Answer
(a) $a=3.68m/s^2$
(b) $a=11.8m/s^2$
(c) The difference in the results comes from the difference in mass in 2 cases.
Work Step by Step
(a) The heavier block will fall down while the lighter block will be pulled up. As these blocks act as a system, their movement has similar acceleration $a$.

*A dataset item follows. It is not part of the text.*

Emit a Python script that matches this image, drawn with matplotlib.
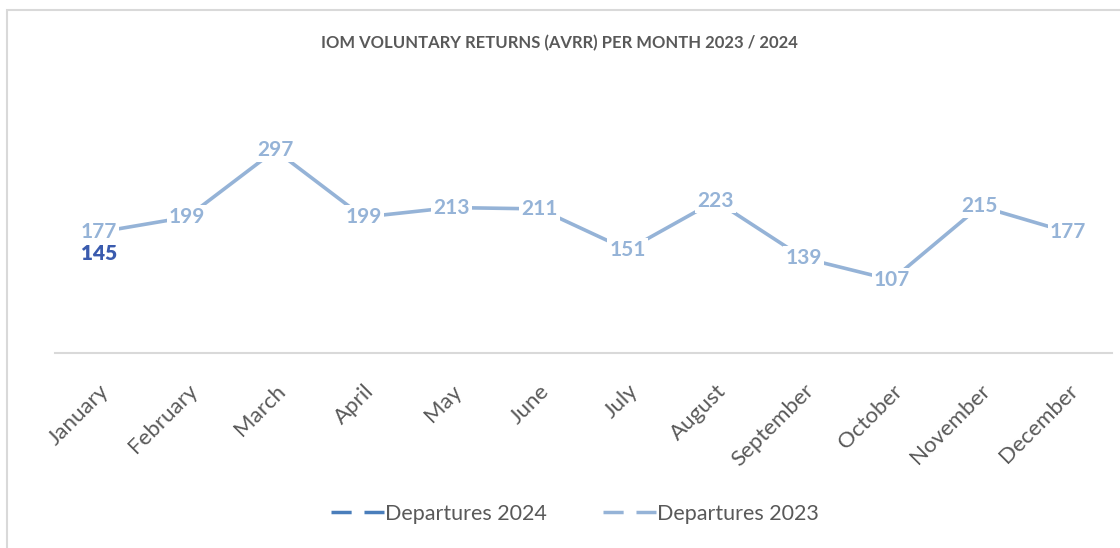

The weight of the heavier block pulls it downward, while the tension $T$ in the rope holds it upward. According to Newton's 2nd Law, as the block falls with acceleration $a$, $$W-T=Ma$$ $$908-T=\frac{908}{9.8}a=92.65a (1)$$
Similarly, the weight of the lighter block pulls it downward, while the tension $T$ in the rope holds it upward. According to Newton's 2nd Law, as the block is pulled up with acceleration $a$, $$T-W=ma$$ $$T-412=\frac{412}{9.8}a=42.04a(2)$$
We solve equations (1) and (2) and get $a=3.68m/s^2$
(b) The removal of the heavier block means we have to revisit equation (1) $W-T=Ma$
We assume the pulling hand has zero mass, which means $M=0$ and $W=0$. If we call the pulling force $P$, we get, as a result $$P-T=0$$ $$P=T=908N$$
The tension in the rope is $908N$. Apply this back to equation $T$: $$42.04a=908-412=496N$$ $$a=11.8m/s^2$$
(c) The difference in the results comes from the difference in mass in 2 cases as we have seen. This leads to different tension values in the rope, which lead to different acceleration in the end.